Ginseng growers continue to report loss of 2-year old ginseng plants to the disease known as Rhizopus, but the disease does not appear to spread from root to root. It is likely that Rhizopus is not the primary cause of the disease. The initial cause of the issue is likely a seed-borne issue such as Fusarium. Fusarium has been isolated from diseased roots. It is possible that Fusarium weakens the plant and allows an entry point for secondary rot organisms to move in and destroy the root under wet conditions. Rhizopus is only one of several different rot organisms. Pseudomonas, a common soft rot bacterium, has also been isolated from diseased roots. Once symptoms develop there is nothing that can be done to control the disease. Control may not be necessary, since the disease does not appear to spread from root to root.
Symptoms of heat stress are being reported in many areas. This is likely the result of days of hot sunny weather and little air movement. The only way to control this issue is to allow hot air to vent out of the garden through the shade on hot days and ensure good air movement through the garden by raising the side shades.

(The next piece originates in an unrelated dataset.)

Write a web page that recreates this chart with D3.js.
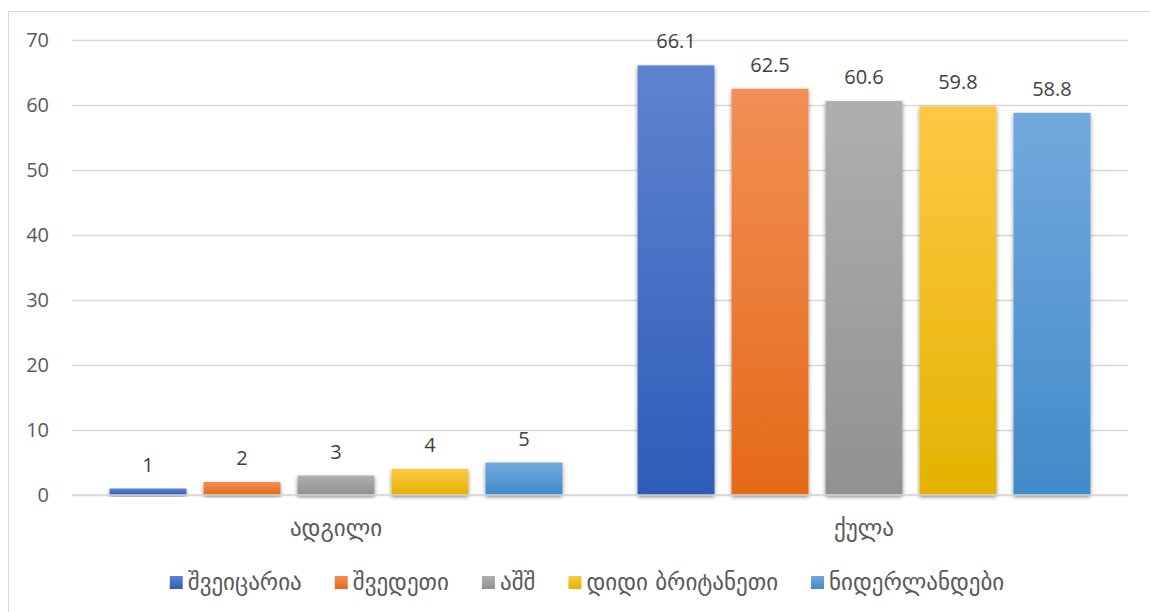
<!DOCTYPE html>
<html>
<head>
<meta charset="utf-8">
<script src="https://cdn.jsdelivr.net/npm/d3@7"></script>
<style>
  html, body { margin: 0; padding: 0; background: #fff; }
  svg { display: block; }
</style>
</head>
<body>
<svg id="chart" width="1150" height="612"></svg>
<script>
// Categories along the x axis
const categories = ["ადგილი", "ქულა"];
// Countries (series) in legend order
const seriesNames = ["შვეიცარია", "შვედეთი", "აშშ", "დიდი ბრიტანეთი", "ნიდერლანდები"];
// Values per series: [ადგილი, ქულა]
const valuesSwitzerland = [1, 66.1];
const valuesSweden = [2, 62.5];
const valuesUSA = [3, 60.6];
const valuesUK = [4, 59.8];
const valuesNetherlands = [5, 58.8];
const yTicks = [0, 10, 20, 30, 40, 50, 60, 70];

const seriesValues = [valuesSwitzerland, valuesSweden, valuesUSA, valuesUK, valuesNetherlands];
// top / bottom gradient stops for each series
const colorTop = ["#5f83cf", "#f28f56", "#afafaf", "#ffc845", "#72a9dd"];
const colorBottom = ["#2e5db9", "#e46a18", "#919191", "#e3b300", "#428aca"];

const svg = d3.select("#chart");
const plot = { left: 72, right: 1128, top: 40, bottom: 495 };
const numFont = "'Open Sans', 'Liberation Sans', sans-serif";
const geoFont = "'DejaVu Sans', sans-serif";

// outer chart frame (extends past the right/bottom edges)
svg.append("rect")
  .attr("x", 8.5).attr("y", 11.5)
  .attr("width", 1160).attr("height", 620)
  .attr("fill", "#fff").attr("stroke", "#d9d9d9").attr("stroke-width", 1);

const defs = svg.append("defs");
seriesNames.forEach((s, i) => {
  const g = defs.append("linearGradient")
    .attr("id", "grad" + i)
    .attr("x1", 0).attr("y1", 0).attr("x2", 0).attr("y2", 1);
  g.append("stop").attr("offset", "0%").attr("stop-color", colorTop[i]);
  g.append("stop").attr("offset", "100%").attr("stop-color", colorBottom[i]);
});
const shadow = defs.append("filter").attr("id", "shadow")
  .attr("x", "-20%").attr("y", "-20%").attr("width", "140%").attr("height", "140%");
shadow.append("feGaussianBlur").attr("in", "SourceAlpha").attr("stdDeviation", 2.2).attr("result", "b");
shadow.append("feOffset").attr("in", "b").attr("dx", 0).attr("dy", 1.5).attr("result", "o");
shadow.append("feComponentTransfer").attr("in", "o").attr("result", "s")
  .append("feFuncA").attr("type", "linear").attr("slope", 0.45);
const merge = shadow.append("feMerge");
merge.append("feMergeNode").attr("in", "s");
merge.append("feMergeNode").attr("in", "SourceGraphic");

const y = d3.scaleLinear().domain([0, 70]).range([plot.bottom, plot.top]);
const x0 = d3.scaleBand().domain(categories).range([plot.left, plot.right]).paddingInner(0).paddingOuter(0);
const x1 = d3.scaleBand().domain(seriesNames).range([0, x0.bandwidth()])
  .paddingInner(0.182).paddingOuter(0.4);

// gridlines and y tick labels
const yAxis = d3.axisLeft(y).tickValues(yTicks).tickSize(-(plot.right - plot.left)).tickPadding(23).tickFormat(d3.format("d"));
const ga = svg.append("g").attr("transform", `translate(${plot.left},0)`).call(yAxis);
ga.select(".domain").remove();
ga.selectAll(".tick line").attr("stroke", "#d9d9d9").attr("stroke-width", 1.3);
ga.selectAll(".tick text")
  .attr("fill", "#595959")
  .style("font-family", numFont)
  .style("font-size", "20px");

// bars with value labels
const groups = svg.append("g").selectAll("g")
  .data(categories)
  .join("g")
  .attr("transform", c => `translate(${x0(c)},0)`);

groups.each(function(c, ci) {
  const g = d3.select(this);
  seriesNames.forEach((s, si) => {
    const v = seriesValues[si][ci];
    g.append("rect")
      .attr("x", x1(s))
      .attr("y", y(v))
      .attr("width", x1.bandwidth())
      .attr("height", y(0) - y(v))
      .attr("fill", `url(#grad${si})`)
      .attr("filter", "url(#shadow)");
    g.append("text")
      .attr("x", x1(s) + x1.bandwidth() / 2)
      .attr("y", y(v) - 17)
      .attr("text-anchor", "middle")
      .attr("fill", "#404040")
      .style("font-family", numFont)
      .style("font-size", "20px")
      .text(v);
  });
});

// baseline
svg.append("line")
  .attr("x1", plot.left).attr("x2", plot.right)
  .attr("y1", y(0)).attr("y2", y(0))
  .attr("stroke", "#d9d9d9").attr("stroke-width", 1.5);

// category labels
svg.append("g").selectAll("text")
  .data(categories)
  .join("text")
  .attr("x", c => x0(c) + x0.bandwidth() / 2)
  .attr("y", 536)
  .attr("text-anchor", "middle")
  .attr("fill", "#595959")
  .style("font-family", geoFont)
  .style("font-size", "23px")
  .text(c => c);

// legend
const sw = 13, swGap = 5, itemGap = 33;
const legend = svg.append("g");
const items = legend.selectAll("g").data(seriesNames).join("g");
items.append("rect")
  .attr("y", -14)
  .attr("width", sw).attr("height", sw)
  .attr("fill", (d, i) => `url(#grad${i})`);
items.append("text")
  .attr("x", sw + swGap).attr("y", 0)
  .attr("fill", "#595959")
  .style("font-family", geoFont)
  .style("font-size", "23px")
  .text(d => d);
let cx = 0;
const offs = [];
items.each(function() {
  offs.push(cx);
  const w = sw + swGap + d3.select(this).select("text").node().getComputedTextLength();
  cx += w + itemGap;
});
const total = cx - itemGap;
const startX = 587 - total / 2;
items.attr("transform", (d, i) => `translate(${startX + offs[i]},590)`);
</script>
</body>
</html>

The best time to consider improving airflow through the garden is at the time the shade is being erected in the seeding year. This includes allowing areas where the shade can be raised in high risk areas, or establishing roadways across the top of a hill. The areas of the garden that are most at risk of heat stress are at the top of hills contained below the shade and those gardens erected close to forests or wind-breaks where the prevailing winds are blocked on hot days.
With the return of drier weather and dew periods getting longer each day, the risk of Alternaria will increase again. This includes the developing berries, which are vulnerable at this stage of development. Thorough coverage of all above ground surfaces of the ginseng plant is essential for protection from Alternaria. Research has shown that the use of drop-arms is necessary to ensure coverage of the stems and the underside of the leaves.
Rusty root is also present on ginseng seedlings. Scattered roots show an orange rust of the entire root surface. This disease has been shown to be caused by several different fungi including Fusarium, Cylindrocarpon, and Rhexocercosporidium. Once symptoms develop there is not much that can be done to control the disease. These diseases can be seed borne, and seed treatments can be an effective method of reducing disease pressures. Apron XL LS and Maxim 480 FS are the only seed treatments registered for use on ginseng. Maxim provides control or suppression of Fusarium, Cylindrocarpon and Rhizoctonia, while Apron provides control of Pythium.